Among all those do-able things, very few have enough staying power where you keep it in your year, day, or hour.

This is a terrifying exercise. Frightening in its suddenness and frankness — it puts you face to face with your own life, and how you choose to spend it. It can highlight the wisdom you may lack, and whether your priorities are awry.

But afterward, clarity (hopefully) comes to you. The things you need to say no to can emerge once you get off of autopilot. In rushes a sense of control; the ability to know and — if you are lucky, dictate — exactly what you want to do.

Maria Popova, the writer behind The Marginalian, calls productivity a great trap — something that hampers and haunts our search for meaning. Becoming more rushed can be mistaken for becoming more efficient, and any attempt to clear the deck is simply a way to refill it even quicker.
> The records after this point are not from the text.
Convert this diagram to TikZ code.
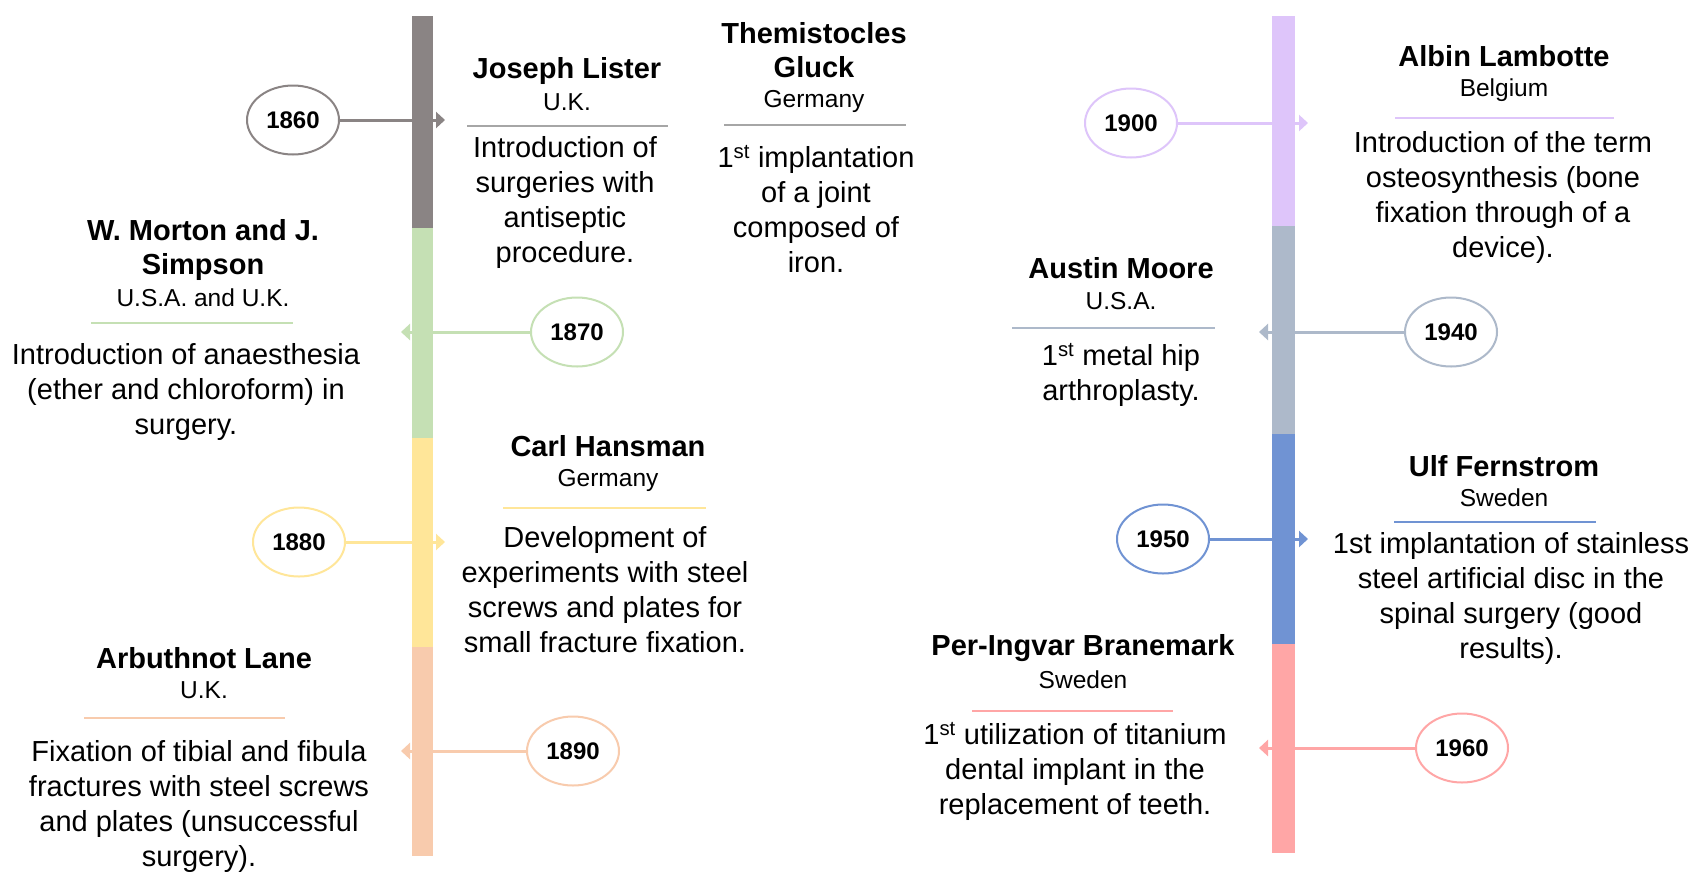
\documentclass[tikz,border=0pt]{standalone}
\usepackage{fontspec}
\setmainfont{Liberation Sans}
\usetikzlibrary{shapes.geometric,arrows.meta}

\definecolor{barGray}{HTML}{8A8484}
\definecolor{ruleGray}{HTML}{A6A6A6}
\definecolor{barGreen}{HTML}{C5E0B4}
\definecolor{barYellow}{HTML}{FFE699}
\definecolor{barPeach}{HTML}{F8CBAD}
\definecolor{barLilac}{HTML}{DEC5FA}
\definecolor{barSlate}{HTML}{ADB9CA}
\definecolor{barBlue}{HTML}{7093D3}
\definecolor{barPink}{HTML}{FFA6A6}

\tikzset{
  yearnode/.style={ellipse, draw=#1, line width=2pt, minimum width=92pt, minimum height=69pt,
    inner sep=0pt, font=\bfseries\fontsize{24}{28}\selectfont},
  namenode/.style={align=center, inner sep=0pt, font=\bfseries\fontsize{29}{34}\selectfont},
  landnode/.style={inner sep=0pt, font=\fontsize{24.5}{29}\selectfont},
  textnode/.style={align=center, inner sep=0pt, font=\fontsize{29}{35}\selectfont},
  link/.style={draw=#1, line width=3pt, -{Triangle[length=9pt,width=16pt]}},
  sepline/.style={draw=#1, line width=1.5pt}
}

\begin{document}
\begin{tikzpicture}[x=1pt,y=-1pt]
    \fill[white] (0,0) rectangle (1702,887);
    \useasboundingbox (0,0) rectangle (1702,887);

    % years and their arrows (drawn under the bars)
    \node[yearnode=barGray] (y1860) at (293,120) {1860};
    \coordinate (t1860) at (445,120);
    \draw[link=barGray] (y1860) -- (t1860);
    \node[yearnode=barGreen] (y1870) at (577,332) {1870};
    \coordinate (t1870) at (401,332);
    \draw[link=barGreen] (y1870) -- (t1870);
    \node[yearnode=barYellow] (y1880) at (299,542) {1880};
    \coordinate (t1880) at (445,542);
    \draw[link=barYellow] (y1880) -- (t1880);
    \node[yearnode=barPeach] (y1890) at (573,751) {1890};
    \coordinate (t1890) at (401,751);
    \draw[link=barPeach] (y1890) -- (t1890);

    \node[yearnode=barLilac] (y1900) at (1131,123) {1900};
    \coordinate (t1900) at (1308,123);
    \draw[link=barLilac] (y1900) -- (t1900);
    \node[yearnode=barSlate] (y1940) at (1451,332) {1940};
    \coordinate (t1940) at (1259,332);
    \draw[link=barSlate] (y1940) -- (t1940);
    \node[yearnode=barBlue] (y1950) at (1163,539) {1950};
    \coordinate (t1950) at (1308,539);
    \draw[link=barBlue] (y1950) -- (t1950);
    \node[yearnode=barPink] (y1960) at (1462,748) {1960};
    \coordinate (t1960) at (1259,748);
    \draw[link=barPink] (y1960) -- (t1960);

    % the two time bars
    \fill[color=barGray] (412,16) rectangle (433,228);
    \fill[color=barGreen] (412,228) rectangle (433,438);
    \fill[color=barYellow] (412,438) rectangle (433,647);
    \fill[color=barPeach] (412,647) rectangle (433,856);
    \fill[color=barLilac] (1272,16) rectangle (1295,226);
    \fill[color=barSlate] (1272,226) rectangle (1295,434);
    \fill[color=barBlue] (1272,434) rectangle (1295,644);
    \fill[color=barPink] (1272,644) rectangle (1295,853);

    % left side events
    \node[namenode] (lister) at (567,71) {Joseph Lister};
    \node[landnode] (listerland) at (567,102) {U.K.};
    \draw[sepline=ruleGray] (467,126) -- (668,126);
    \node[textnode] (listertext) at (565,202) {Introduction of\\surgeries with\\antiseptic\\procedure.};

    \node[namenode] (gluck) at (814,50) {Themistocles\\Gluck};
    \node[landnode] (glucklanded) at (814,101) {Germany};
    \draw[sepline=ruleGray] (724,125) -- (906,125);
    \node[textnode] (glucktext) at (816,209) {1\textsuperscript{st} implantation\\of a joint\\composed of\\iron.};

    \node[namenode] (morton) at (203,250) {W. Morton and J.\\Simpson};
    \node[landnode] (mortonland) at (203,298) {U.S.A. and U.K.};
    \draw[sepline=barGreen] (91,323) -- (293,323);
    \node[textnode] (mortontext) at (186,392) {Introduction of anaesthesia\\(ether and chloroform) in\\surgery.};

    \node[namenode] (hansman) at (608,446) {Carl Hansman};
    \node[landnode] (hansmanland) at (608,480) {Germany};
    \draw[sepline=barYellow] (503,508) -- (706,508);
    \node[textnode] (hansmantext) at (605,590) {Development of\\experiments with steel\\screws and plates for\\small fracture fixation.};

    \node[namenode] (lane) at (204,658) {Arbuthnot Lane};
    \node[landnode] (laneland) at (204,690) {U.K.};
    \draw[sepline=barPeach] (84,718) -- (285,718);
    \node[textnode] (lanetext) at (199,806) {Fixation of tibial and fibula\\fractures with steel screws\\and plates (unsuccessful\\surgery).};

    % right side events
    \node[namenode] (lambotte) at (1504,56) {Albin Lambotte};
    \node[landnode] (lambotteland) at (1504,90) {Belgium};
    \draw[sepline=barLilac] (1395,118) -- (1614,118);
    \node[textnode] (lambottetext) at (1503,197) {Introduction of the term\\osteosynthesis (bone\\fixation through of a\\device).};

    \node[namenode] (moore) at (1121,268) {Austin Moore};
    \node[landnode] (mooreland) at (1121,301) {U.S.A.};
    \draw[sepline=barSlate] (1012,328) -- (1215,328);
    \node[textnode] (mooretext) at (1121,375) {1\textsuperscript{st} metal hip\\arthroplasty.};

    \node[namenode] (fernstrom) at (1504,466) {Ulf Fernstrom};
    \node[landnode] (fernstromland) at (1504,498) {Sweden};
    \draw[sepline=barBlue] (1394,522) -- (1596,522);
    \node[textnode] (fernstromtext) at (1511,598) {1st implantation of stainless\\steel artificial disc in the\\spinal surgery (good\\results).};

    \node[namenode] (branemark) at (1083,648) {Per-Ingvar Branemark};
    \node[landnode] (branemarkland) at (1083,680) {Sweden};
    \draw[sepline=barPink] (972,711) -- (1173,711);
    \node[textnode] (branemarktext) at (1075,771) {1\textsuperscript{st} utilization of titanium\\dental implant in the\\replacement of teeth.};
\end{tikzpicture}
\end{document}
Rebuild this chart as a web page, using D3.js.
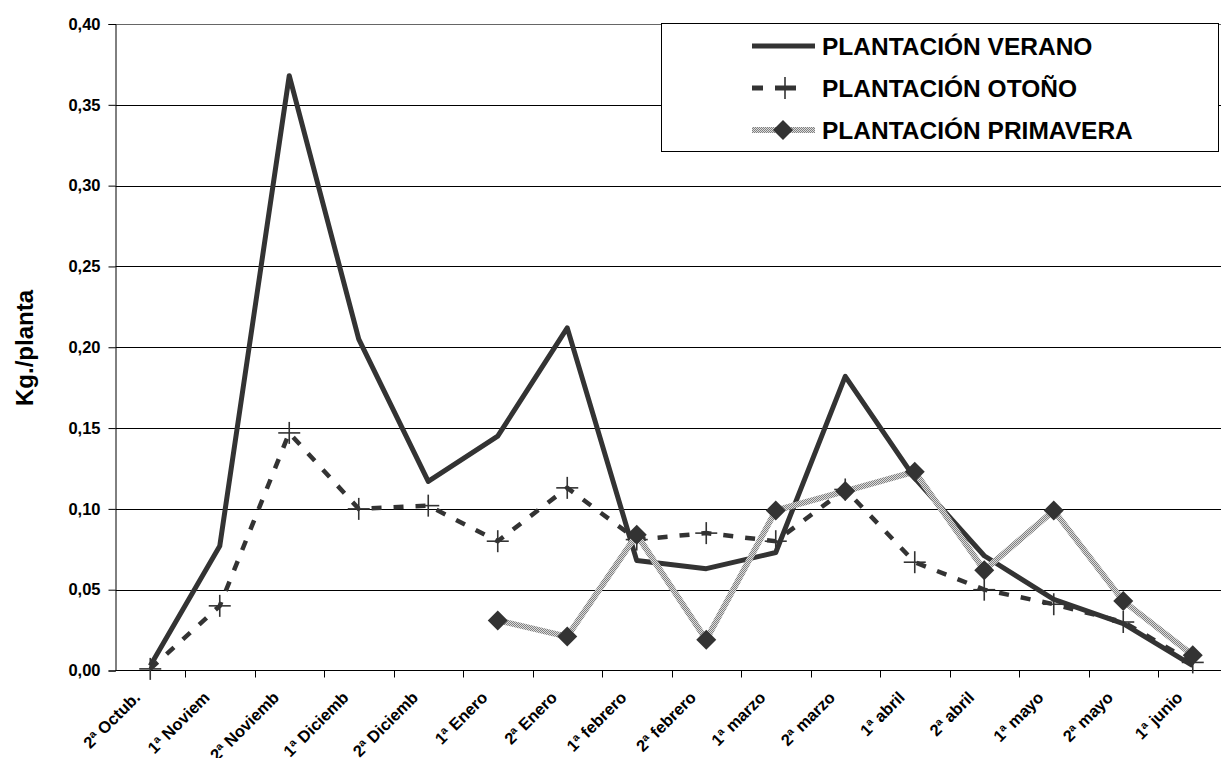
<!DOCTYPE html>
<html>
<head>
<meta charset="utf-8">
<script src="https://cdn.jsdelivr.net/npm/d3@7"></script>
<style>
  html, body { margin: 0; padding: 0; background: #fff; }
  svg { display: block; font-family: "Liberation Sans", Arial, sans-serif; }
</style>
</head>
<body>
<svg id="chart" width="1221" height="758"></svg>
<script>
// Periods (quincenas) of harvest
const periods = ["2ª Octub.", "1ª Noviem", "2ª Noviemb", "1ª Diciemb", "2ª Diciemb", "1ª Enero",
  "2ª Enero", "1ª febrero", "2ª febrero", "1ª marzo", "2ª marzo", "1ª abril", "2ª abril",
  "1ª mayo", "2ª mayo", "1ª junio"];

// Kg per plant for each planting season (null = no harvest yet)
const verano = [0.003, 0.077, 0.368, 0.205, 0.117, 0.145, 0.212, 0.068, 0.063, 0.073,
  0.182, 0.119, 0.071, 0.044, 0.029, 0.003];
const otono = [0.001, 0.040, 0.147, 0.100, 0.102, 0.080, 0.113, 0.081, 0.085, 0.080,
  0.112, 0.067, 0.050, 0.041, 0.030, 0.005];
const primavera = [null, null, null, null, null, 0.031, 0.021, 0.084, 0.019, 0.099,
  0.111, 0.123, 0.062, 0.099, 0.043, 0.0095];

const yTicks = [0, 0.05, 0.10, 0.15, 0.20, 0.25, 0.30, 0.35, 0.40];
const seriesNames = ["PLANTACIÓN VERANO", "PLANTACIÓN OTOÑO", "PLANTACIÓN PRIMAVERA"];

const svg = d3.select("#chart");
const W = 1221;
const plot = { left: 115.5, right: 1227.5, top: 24, bottom: 670.5 };

// textured stroke used by the spring series
const defs = svg.append("defs");
const pat = defs.append("pattern").attr("id", "checker")
  .attr("patternUnits", "userSpaceOnUse").attr("width", 2).attr("height", 2);
pat.append("rect").attr("width", 2).attr("height", 2).attr("fill", "#dcdcdc");
pat.append("rect").attr("width", 1).attr("height", 1).attr("fill", "#808080");
pat.append("rect").attr("x", 1).attr("y", 1).attr("width", 1).attr("height", 1).attr("fill", "#808080");

const x = d3.scaleBand().domain(periods).range([plot.left, plot.right]).paddingInner(0).paddingOuter(0);
const cx = d => x(d) + x.bandwidth() / 2;
const y = d3.scaleLinear().domain([0, 0.40]).range([plot.bottom, plot.top]);
const fmt = v => d3.format(".2f")(v).replace(".", ",");

// horizontal gridlines
svg.append("g")
  .selectAll("line").data(yTicks.filter(t => t > 0)).join("line")
  .attr("x1", plot.left).attr("x2", W)
  .attr("y1", d => Math.round(y(d)) + 0.5).attr("y2", d => Math.round(y(d)) + 0.5)
  .attr("stroke", d => d === 0.40 ? "#666" : "#000").attr("stroke-width", 1);

// y axis
const yAxis = svg.append("g")
  .attr("transform", `translate(${plot.left},0)`)
  .call(d3.axisLeft(y).tickValues(yTicks).tickFormat(fmt).tickSize(7).tickPadding(8));
yAxis.select(".domain").attr("stroke", "#000");
yAxis.selectAll(".tick line").attr("stroke", "#000");
yAxis.selectAll("text").attr("font-size", 16.5).attr("font-weight", "bold").attr("fill", "#000")
  .attr("font-family", "Liberation Sans, Arial, sans-serif");

// x axis: ticks at band boundaries
const xAxisG = svg.append("g");
xAxisG.append("line").attr("x1", plot.left).attr("x2", W)
  .attr("y1", plot.bottom).attr("y2", plot.bottom).attr("stroke", "#000").attr("stroke-width", 1.2);
xAxisG.selectAll("line.tk").data(periods.slice(1)).join("line").attr("class", "tk")
  .attr("x1", d => Math.round(x(d)) + 0.5).attr("x2", d => Math.round(x(d)) + 0.5)
  .attr("y1", plot.bottom).attr("y2", plot.bottom + 7).attr("stroke", "#000");
xAxisG.selectAll("text").data(periods).join("text")
  .attr("transform", d => `translate(${cx(d) - 9},${plot.bottom + 28}) rotate(-45)`)
  .attr("text-anchor", "end")
  .attr("font-size", 16.5).attr("font-weight", "bold").attr("fill", "#000")
  .text(d => d);

// y title
svg.append("text")
  .attr("transform", `translate(33,348) rotate(-90)`)
  .attr("text-anchor", "middle")
  .attr("font-size", 24).attr("font-weight", "bold").attr("fill", "#000")
  .text("Kg./planta");

const line = d3.line()
  .defined(d => d.v !== null)
  .x(d => cx(d.p)).y(d => y(d.v));
const toPts = arr => periods.map((p, i) => ({ p, v: arr[i] }));

// summer planting: solid line
svg.append("path").datum(toPts(verano))
  .attr("d", line).attr("fill", "none")
  .attr("stroke", "#333").attr("stroke-width", 5).attr("stroke-linejoin", "round");

// autumn planting: dashed line with + markers
svg.append("path").datum(toPts(otono))
  .attr("d", line).attr("fill", "none")
  .attr("stroke", "#333").attr("stroke-width", 4.5).attr("stroke-dasharray", "10,12");
const plus = svg.append("g");
toPts(otono).forEach(d => {
  const px = cx(d.p), py = y(d.v);
  plus.append("line").attr("x1", px).attr("x2", px).attr("y1", py - 11).attr("y2", py + 11)
    .attr("stroke", "#333").attr("stroke-width", 1.6);
  plus.append("line").attr("x1", px - 11).attr("x2", px + 11).attr("y1", py).attr("y2", py)
    .attr("stroke", "#333").attr("stroke-width", 1.6);
});

// spring planting: textured line with diamond markers
const prim = toPts(primavera);
svg.append("path").datum(prim)
  .attr("d", line).attr("fill", "none")
  .attr("stroke", "url(#checker)").attr("stroke-width", 6).attr("stroke-linejoin", "round");
svg.append("g").selectAll("path").data(prim.filter(d => d.v !== null)).join("path")
  .attr("d", "M0,-10L10,0L0,10L-10,0Z")
  .attr("transform", d => `translate(${cx(d.p)},${y(d.v)})`)
  .attr("fill", "#333");

// legend
const lg = svg.append("g");
lg.append("rect").attr("x", 661.5).attr("y", 23.5).attr("width", 557).attr("height", 128)
  .attr("fill", "#fff").attr("stroke", "#000").attr("stroke-width", 1);
const rows = [46, 88, 130];
rows.forEach((ry, i) => {
  lg.append("text").attr("x", 822).attr("y", ry + 9)
    .attr("font-size", 24.5).attr("font-weight", "bold").attr("fill", "#000")
    .text(seriesNames[i]);
});
lg.append("line").attr("x1", 752).attr("x2", 815).attr("y1", rows[0]).attr("y2", rows[0])
  .attr("stroke", "#333").attr("stroke-width", 5);
lg.append("line").attr("x1", 752).attr("x2", 763).attr("y1", rows[1]).attr("y2", rows[1])
  .attr("stroke", "#333").attr("stroke-width", 5);
lg.append("line").attr("x1", 775).attr("x2", 796).attr("y1", rows[1]).attr("y2", rows[1])
  .attr("stroke", "#333").attr("stroke-width", 5);
lg.append("line").attr("x1", 785).attr("x2", 785).attr("y1", rows[1] - 11).attr("y2", rows[1] + 11)
  .attr("stroke", "#333").attr("stroke-width", 1.6);
lg.append("line").attr("x1", 752).attr("x2", 815).attr("y1", rows[2]).attr("y2", rows[2])
  .attr("stroke", "url(#checker)").attr("stroke-width", 6);
lg.append("path").attr("d", "M0,-10L10,0L0,10L-10,0Z")
  .attr("transform", `translate(783,${rows[2]})`).attr("fill", "#333");
</script>
</body>
</html>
And for more creative individuals: The result of rushedness (in the name of productivity) almost always lowers creativity. Oliver Burkeman, in Four Thousand Weeks: Time Management for Mortals, puts it succinctly:

This strange moment in history, when time feels so unmoored, might in fact provide the ideal opportunity to reconsider our relationship with it…Nobody in the history of humanity has ever achieved 'work-life balance,' whatever that might be, and you certainly won’t get there by copying the “six things successful people do before 7:00 a.m.

The day will never arrive when you finally have everything under control — when the flood of emails has been contained; when your to-do lists have stopped getting longer; when you’re meeting all your obligations at work and in your home life; when nobody’s angry with you for missing a deadline or dropping the ball; and when the fully optimized person you’ve become can turn, at long last, to the things life is really supposed to be about.

Taking a moment to stop, think, and reflect about the things you would choose to do if you were fundamentally out of time is a startling, enriching practice. And it's one you can turn to again and again, in the pursuit of less and less.